RFC-0051: Safer structs for C++ | |
---|---|
Status | Rejected |
Areas |
|
Description | Allow C++ developers to write FIDL code that will break at compile time if structs aren't fully initialized. |
Authors | |
Date submitted (year-month-day) | 2018-07-19 |
Date reviewed (year-month-day) | 2019-03-14 |
Rejection rationale
On March 14, 2019, this RFC was initially accepted. However, the implementation was never merged, and the C++ bindings have changed significantly since then. Recognizing this, we are retroactively rejecting this RFC.
Summary
Allow C++ developers to write FIDL code that will break at compile time if structs aren't fully initialized.
Motivation
In Peridot we have complex FIDL structs that we're changing as we better understand how to solve the problems we're tackling. The structs are often deeply nested and sent in code far from where they're constructed. When iterating on structs we often make breaking changes to the semantics, adding required fields or making previously optional fields required. It's difficult to track down all of the code that needs to be updated. These do not appear as compile time errors, but as runtime errors, which are difficult to correlate with the code that has incorrectly initialized the structs.
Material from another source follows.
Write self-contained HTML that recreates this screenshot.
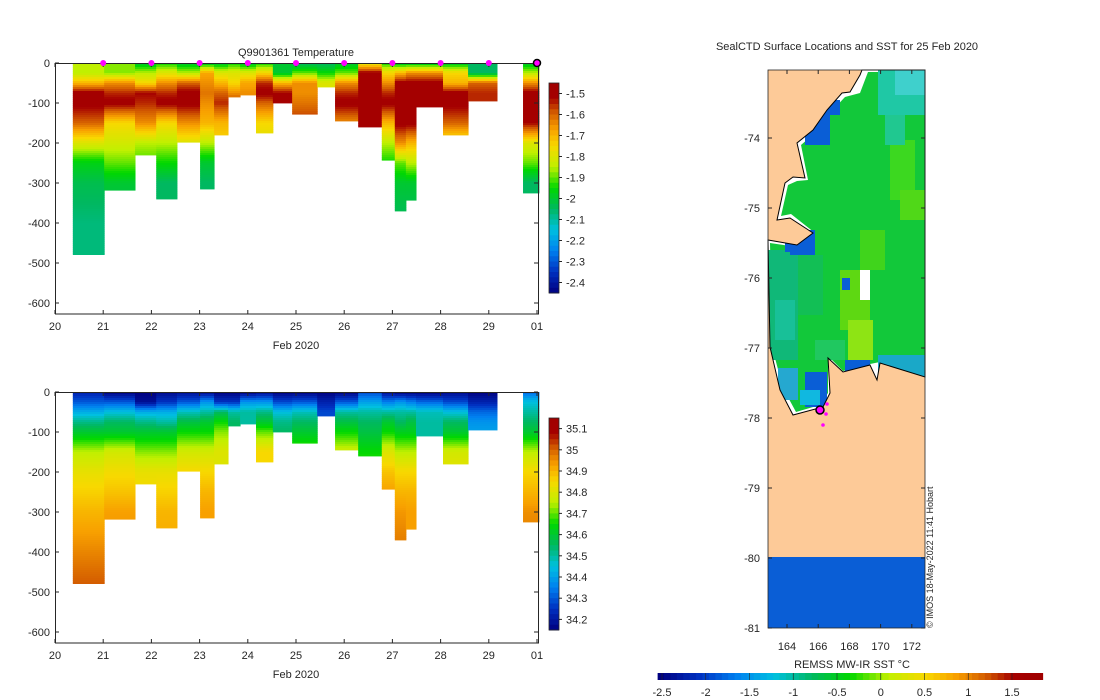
<!DOCTYPE html>
<html><head><meta charset="utf-8"><style>
body{margin:0;background:#fff}
svg{display:block;font-family:"Liberation Sans","DejaVu Sans",sans-serif}
text{font-size:11px;fill:#262626}
</style></head><body>
<svg id="s" width="1100" height="700" xmlns="http://www.w3.org/2000/svg">
<defs><clipPath id="oc"><polygon points="862,70 925,70 925,377 880,363 877,380 870,365 843,372 828,358 830,393 823,407 793,415 780,390 770,347 768,240 797,245 813,233 790,218 777,220 785,183 793,177 805,178 797,143 813,130 827,110 842,93 850,92 860,75"/></clipPath></defs>
<g id="top"></g>
<g id="bot"></g>
<g id="map"></g>
</svg>
<script>
// ---- data ----
const depthLevels=[0,25,50,75,100,150,200,250,300,400,500];
const colEdges=[20.37,21.02,21.66,22.10,22.53,23.01,23.30,23.59,23.84,24.17,24.52,24.92,25.44,25.81,26.29,26.78,27.05,27.28,27.49,28.05,28.57,29.17];
const lastCol=[29.71,30.04];
const maxDepth=[479,318,230,340,198,315,180,85,80,175,100,128,60,145,160,243,370,343,110,180,95,325];
const tempProfiles=[
[-1.85,-1.85,-1.7,-1.5,-1.5,-1.6,-1.8,-1.97,-2.03,-2.07,-2.07],
[-1.88,-1.88,-1.65,-1.55,-1.5,-1.75,-1.82,-1.9,-2.0,-2.05,-2.05],
[-2.0,-1.85,-1.75,-1.52,-1.55,-1.65,-1.85,-1.92,-1.95,-2,-2],
[-1.95,-1.8,-1.65,-1.55,-1.5,-1.75,-1.85,-1.95,-2.05,-2.05,-2.05],
[-2.0,-1.85,-1.6,-1.5,-1.5,-1.65,-1.8,-1.85,-1.9,-1.9,-1.9],
[-2.0,-1.68,-1.65,-1.62,-1.65,-1.7,-1.85,-2.0,-2.05,-2.05,-2.05],
[-2.0,-1.8,-1.7,-1.6,-1.55,-1.7,-1.75,-1.75,-1.75,-1.75,-1.75],
[-1.95,-1.8,-1.75,-1.65,-1.55,-1.55,-1.55,-1.55,-1.55,-1.55,-1.55],
[-2.0,-1.8,-1.68,-1.65,-1.65,-1.65,-1.65,-1.65,-1.65,-1.65,-1.65],
[-1.95,-1.75,-1.55,-1.5,-1.6,-1.75,-1.8,-1.8,-1.8,-1.8,-1.8],
[-2.0,-2.0,-1.7,-1.52,-1.52,-1.52,-1.52,-1.52,-1.52,-1.52,-1.52],
[-2.05,-1.9,-1.65,-1.65,-1.62,-1.55,-1.55,-1.55,-1.55,-1.55,-1.55],
[-2.05,-1.95,-1.8,-1.8,-1.8,-1.8,-1.8,-1.8,-1.8,-1.8,-1.8],
[-2.0,-1.9,-1.65,-1.55,-1.5,-1.65,-1.72,-1.72,-1.72,-1.72,-1.72],
[-1.8,-1.5,-1.5,-1.5,-1.5,-1.5,-1.5,-1.5,-1.5,-1.5,-1.5],
[-1.95,-1.75,-1.65,-1.55,-1.5,-1.7,-1.85,-1.95,-1.95,-1.95,-1.95],
[-2.0,-1.7,-1.5,-1.5,-1.5,-1.5,-1.65,-1.9,-2.0,-2.05,-2.05],
[-2.0,-1.65,-1.5,-1.5,-1.5,-1.5,-1.7,-1.85,-2.0,-2.05,-2.05],
[-2.0,-1.65,-1.5,-1.5,-1.5,-1.5,-1.5,-1.5,-1.5,-1.5,-1.5],
[-2.0,-1.75,-1.7,-1.5,-1.5,-1.6,-1.8,-1.8,-1.8,-1.8,-1.8],
[-2.05,-2.05,-1.6,-1.55,-1.55,-1.55,-1.55,-1.55,-1.55,-1.55,-1.55]];
const lastTemp=[-2.0,-1.85,-1.65,-1.5,-1.5,-1.52,-1.8,-1.9,-2.05,-2.05,-2.05];
const salProfiles=[
[34.22,34.3,34.42,34.52,34.6,34.75,34.82,34.86,34.9,34.96,35.02],
[34.15,34.3,34.45,34.55,34.6,34.78,34.84,34.88,34.93,34.95,34.95],
[34.15,34.18,34.42,34.52,34.6,34.72,34.82,34.85,34.85,34.85,34.85],
[34.17,34.25,34.42,34.5,34.6,34.72,34.82,34.86,34.9,34.92,34.92],
[34.18,34.3,34.48,34.58,34.65,34.78,34.85,34.85,34.85,34.85,34.85],
[34.17,34.38,34.5,34.6,34.65,34.78,34.85,34.9,34.93,34.93,34.93],
[34.15,34.25,34.55,34.65,34.72,34.8,34.8,34.8,34.8,34.8,34.8],
[34.15,34.25,34.5,34.55,34.55,34.55,34.55,34.55,34.55,34.55,34.55],
[34.15,34.38,34.5,34.5,34.5,34.5,34.5,34.5,34.5,34.5,34.5],
[34.17,34.38,34.52,34.6,34.7,34.85,34.85,34.85,34.85,34.85,34.85],
[34.15,34.28,34.45,34.52,34.55,34.55,34.55,34.55,34.55,34.55,34.55],
[34.15,34.3,34.48,34.55,34.6,34.7,34.7,34.7,34.7,34.7,34.7],
[34.15,34.22,34.28,34.28,34.28,34.28,34.28,34.28,34.28,34.28,34.28],
[34.15,34.3,34.5,34.58,34.65,34.78,34.8,34.8,34.8,34.8,34.8],
[34.28,34.4,34.5,34.55,34.58,34.65,34.68,34.68,34.68,34.68,34.68],
[34.18,34.35,34.5,34.6,34.65,34.8,34.88,34.93,34.93,34.93,34.93],
[34.15,34.38,34.5,34.55,34.62,34.75,34.85,34.9,34.94,34.98,34.98],
[34.15,34.35,34.5,34.58,34.62,34.75,34.85,34.9,34.93,34.93,34.93],
[34.15,34.32,34.48,34.5,34.5,34.5,34.5,34.5,34.5,34.5,34.5],
[34.17,34.28,34.45,34.55,34.6,34.78,34.82,34.82,34.82,34.82,34.82],
[34.15,34.22,34.32,34.38,34.4,34.4,34.4,34.4,34.4,34.4,34.4]];
const lastSal=[34.32,34.45,34.5,34.55,34.6,34.75,34.85,34.9,34.95,34.98,34.98];
const stationDays=[21,22,23,24,25,26,27,28,29];
const xTicks=['20','21','22','23','24','25','26','27','28','29','01'];
const yTicks=[0,-100,-200,-300,-400,-500,-600];
const tempTicks=[-1.5,-1.6,-1.7,-1.8,-1.9,-2,-2.1,-2.2,-2.3,-2.4];
const salTicks=[35.1,35,34.9,34.8,34.7,34.6,34.5,34.4,34.3,34.2];
const latTicks=[-74,-75,-76,-77,-78,-79,-80,-81];
const lonTicks=[164,166,168,170,172];
const sstTicks=[-2.5,-2,-1.5,-1,-0.5,0,0.5,1,1.5];

const NS='http://www.w3.org/2000/svg';
function el(p,t,a){const e=document.createElementNS(NS,t);for(const k in a)e.setAttribute(k,a[k]);p.appendChild(e);return e;}
const stops=[[0,[0,0,128]],[0.1,[0,48,192]],[0.2,[0,128,240]],[0.3,[0,192,224]],[0.4,[0,184,96]],[0.5,[0,216,0]],[0.6,[192,240,0]],[0.7,[248,216,0]],[0.78,[248,160,0]],[0.86,[210,90,0]],[0.93,[165,0,0]],[1,[160,0,0]]];
function cmap(t){t=Math.max(0,Math.min(1,t));for(let i=1;i<stops.length;i++){if(t<=stops[i][0]){const a=stops[i-1],b=stops[i],f=(t-a[0])/(b[0]-a[0]);const c=a[1].map((v,j)=>Math.round(v+(b[1][j]-v)*f));return `rgb(${c})`;}}return 'rgb(160,0,0)';}
function interp(prof,d){for(let i=1;i<depthLevels.length;i++){if(d<=depthLevels[i]){const f=(d-depthLevels[i-1])/(depthLevels[i]-depthLevels[i-1]);return prof[i-1]+(prof[i]-prof[i-1])*f;}}return prof[prof.length-1];}

function section(g,y0,profiles,last,vmin,vmax,ticks,cbTop,cbBot,title){
  const xs=d=>55+(d-20)*48.2, ys=z=>y0+z*0.4;
  const tn=v=>(v-vmin)/(vmax-vmin);
  function col(x0d,x1d,prof,md){
    for(let d=0;d<md;d+=5){
      const r=el(g,'rect',{x:xs(x0d),y:ys(d),width:xs(x1d)-xs(x0d)+0.5,height:Math.min(5,md-d)*0.4+0.4,fill:cmap(tn(interp(prof,d+2.5)))});
      
      
    }
  }
  for(let i=0;i<profiles.length;i++)col(colEdges[i],colEdges[i+1],profiles[i],maxDepth[i]);
  col(lastCol[0],lastCol[1],last,maxDepth[maxDepth.length-1]);
  const ax=el(g,'g',{stroke:'#262626','stroke-width':1,fill:'none'});
  
  
  el(ax,'path',{d:`M55.5 ${y0}V${y0+251}H538.5V${y0}M55 ${y0}.5H538`});
  xTicks.forEach((t,i)=>{const x=xs(20+i);el(ax,'path',{d:`M${x} ${y0+251}v-4M${x} ${y0}v4`});
    const tx=el(g,'text',{x:x,y:y0+267,'text-anchor':'middle'});tx.textContent=t;
    
    });
  yTicks.forEach(v=>{const y=ys(-v);el(ax,'path',{d:`M55 ${y}h4M538 ${y}h-4`});
    const tx=el(g,'text',{x:50,y:y+4,'text-anchor':'end'});tx.textContent=v;
    
    });
  const xl=el(g,'text',{x:296,y:y0+286,'text-anchor':'middle'});xl.textContent='Feb 2020';
  
  
  if(title){const tt=el(g,'text',{x:296,y:y0-7,'text-anchor':'middle'});tt.textContent=title;
    
    }
  const cb=el(g,'g',{});
  
  
  const n=40,h=(cbBot-cbTop)/n;
  for(let i=0;i<n;i++)el(cb,'rect',{x:549,y:cbTop+i*h,width:10,height:h+0.5,fill:cmap(1-(i+0.5)/n)});
  el(cb,'rect',{x:549,y:cbTop,width:10,height:cbBot-cbTop,fill:'none',stroke:'#262626','stroke-width':0.8});
  ticks.forEach(v=>{const y=cbBot-tn(v)*(cbBot-cbTop);el(cb,'path',{d:`M559 ${y}h3`,stroke:'#262626'});
    const tx=el(cb,'text',{x:566,y:y+4});tx.textContent=v;
    
    });
  return xs;
}
const T=document.getElementById('top'),B=document.getElementById('bot');
const xs=section(T,63,tempProfiles,lastTemp,-2.45,-1.45,tempTicks,83,293,'Q9901361  Temperature');
section(B,392,salProfiles,lastSal,34.15,35.15,salTicks,418,630,null);
stationDays.forEach(d=>{const c=el(T,'circle',{cx:xs(d),cy:63,r:3,fill:'#ff00ff'});
  
  });
const lc=el(T,'circle',{cx:537,cy:63,r:3.5,fill:'#ff00ff',stroke:'#000','stroke-width':1.5});



// ---- map ----
const M=document.getElementById('map');
const latY=l=>138+(-74-l)*70, lonX=l=>787+(l-164)*15.6;
el(M,'rect',{x:768,y:70,width:157,height:558,fill:'#fdca98'});
el(M,'rect',{x:768,y:557,width:157,height:71,fill:'#0a5ed6'});
const ocean='862,70 925,70 925,377 880,363 877,380 870,365 843,372 828,358 830,393 823,407 793,415 780,390 770,347 768,240 797,245 813,233 790,218 777,220 785,183 793,177 805,178 797,143 813,130 827,110 842,93 850,92 860,75';
el(M,'polygon',{points:ocean,fill:'#fff'});
const sg=el(M,'g',{'clip-path':'url(#oc)'});
const sea=el(sg,'polygon',{points:'868,72 925,72 925,376 880,362 870,364 843,371 828,356 828,393 820,405 796,412 783,388 772,347 770,243 797,247 815,233 791,214 781,216 788,185 797,181 808,180 801,145 816,132 830,113 845,97 860,93',fill:'#12c83a'});


[[768,250,30,110,'#10b878'],[798,255,25,60,'#12bf55'],[840,270,30,60,'#5ed812'],[848,320,25,40,'#8ee414'],[860,230,25,40,'#40d41c'],[890,140,25,60,'#3cd820'],[900,190,25,30,'#50d818'],[878,70,47,45,'#1fc8a5'],[895,70,30,25,'#3fd0cc'],[885,115,20,30,'#20c890'],[878,355,47,22,'#1aa8c8'],[845,360,25,12,'#0a5ed6'],[805,105,25,40,'#0a5ed6'],[820,100,20,15,'#0a5ed6'],[785,230,30,22,'#0a5ed6'],[790,240,25,15,'#0a5ed6'],[805,372,22,35,'#0a5ed6'],[778,368,20,32,'#25a8d0'],[800,390,20,15,'#10b8e0'],[842,278,8,12,'#0a5ed6'],[860,270,10,30,'#fff'],[775,300,20,40,'#18c098'],[815,340,30,20,'#20c860']].forEach(r=>el(sg,'rect',{x:r[0],y:r[1],width:r[2],height:r[3],fill:r[4]}));
el(M,'polygon',{points:ocean,fill:'none',stroke:'#000','stroke-width':1});
el(M,'rect',{x:768,y:70,width:157,height:558,fill:'none',stroke:'#262626','stroke-width':0.8});
latTicks.forEach(l=>{const y=latY(l);el(M,'path',{d:`M768 ${y}h4M925 ${y}h-4`,stroke:'#262626'});
  const t=el(M,'text',{x:760,y:y+4,'text-anchor':'end'});t.textContent=l;
  
  });
lonTicks.forEach(l=>{const x=lonX(l);el(M,'path',{d:`M${x} 628v-4M${x} 70v4`,stroke:'#262626'});
  const t=el(M,'text',{x:x,y:650,'text-anchor':'middle'});t.textContent=l;
  
  });
[[827,404],[826,414],[823,425]].forEach(p=>el(M,'circle',{cx:p[0],cy:p[1],r:1.8,fill:'#ff00ff'}));
const loc=el(M,'circle',{cx:820,cy:410,r:4,fill:'#ff00ff',stroke:'#000','stroke-width':1.5});


const mt=el(M,'text',{x:847,y:50,'text-anchor':'middle'});mt.textContent='SealCTD Surface Locations and SST for 25 Feb 2020';


const cr=el(M,'text',{x:0,y:0,transform:'translate(933,628) rotate(-90)',style:'font-size:9px'});cr.textContent='© IMOS 18-May-2022 11:41 Hobart';


const sx=v=>662+(v+2.5)*87.5;
const n=60;for(let i=0;i<n;i++){const v=-2.55+4.4*i/n;el(M,'rect',{x:sx(v),y:673,width:4.4*87.5/n+0.5,height:7,fill:cmap(i/(n-1))});}
sstTicks.forEach(v=>{el(M,'path',{d:`M${sx(v)} 673v7`,stroke:'#262626','stroke-width':0.6});
  const t=el(M,'text',{x:sx(v),y:696,'text-anchor':'middle'});t.textContent=v;
  
  });
const ct=el(M,'text',{x:852,y:668,'text-anchor':'middle'});ct.textContent='REMSS MW-IR SST °C';


</script>
</body></html>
The same class of issues was prevalent in Dart code until a change was made to require all required fields to be passed into the struct constructor. This change has made developing Dart code much more efficient and robust.
Design
This modifies the C++ bindings library and code generator. It does not remove any existing interfaces but simply adds a new way to construct instances of FIDL structs.
This adds a builder pattern for FIDL structs. Using it looks like:
FooPtr foo = Foo::Builder()->set_bar("hello")->set_baz("world");
The Builder() static method on a struct class returns a templated builder object. The builder template params capture the type of the struct being built and classes for each unset field on the struct. It holds an instance of the struct.
Field classes have two methods: a set_
name(value)
method that sets the
field value on the instance and returns a builder with the field removed from
the builder's template arguments, and a Check()
method that is a no-op for
optional fields and a static_assert
failure for required fields.
The builder class extends all of the field types in its template parameters so that the developer has access to the setter methods. As the developer calls setters and receives new builder types the list of field classes in the builder template arguments shrink. For example, eliding some of the template shenanigans:
Foo::Builder()
is a Builder<Foo, Foo::Field_bar, Foo::Field_baz>
with set_bar()
and set_baz()
methods.
Foo::Builder()->set_bar(...)
is a Builder<Foo, Foo::Field_baz>
with a set_baz()
method.
Foo::Builder()->set_bar(...)->set_baz(...)
is a Builder<Foo>
without any setter methods.
Builders have implicit conversion operators to the struct type and
struct pointer types.
These call the Check()
method on the remaining field types and return the
struct instance held by the builder.
The Check()
methods will either be no-ops (for optional fields) or
static_assert
failures specifying which required field hasn't been set.
Documentation and examples
The FIDL tutorial and examples will be updated to demonstrate the traditional and new ways of making a struct instance.
Backwards compatibility
This proposal is purely additive. It introduces no backwards incompatibility.
Performance
This change has no runtime performance cost. It was prototyped in Compiler Explorer specifically to ensure that no additional code would be generated or executed.
It adds a new header file to the bindings library and a few extra lines per struct field in the generated C++ code. The C++ compiler has to do a little extra work to resolve the templates but it doesn't add any additional steps to compilation that would have a significant impact.
Security
This change allows us to turn programmer mistakes from runtime errors into build time errors. This reduces the state space of the program and reduces the number of error cases that must be correctly handled and tested. This reduction in unexpected behavior is good for security.
Testing
The C++ bindings unit tests should be extended to test that builders are correctly setting different types of field.
It's challenging to test that incorrect use of the builder (i.e.,: failing to set a required field) is caught by the compiler. It's unclear how that should be tested.
Drawbacks, alternatives, and unknowns
This adds some fairly tricky templates to the FIDL C++ bindings library. This introduces a maintenance burden and potentially some small build-time overhead.
A previous template approach used a bitmask, which had simpler templates but imposed limits like 64 required fields and added complexity to the FIDL compiler.
We could also build a linter that tried to track that the required fields were all set. This seems like a pretty complicated dataflow analysis.
Prior art and references
The Dart bindings were changed last year so that struct constructors take named arguments for each field. The required ones are marked as required so that the dartanalyzer can reject changes that leave some fields uninitialized.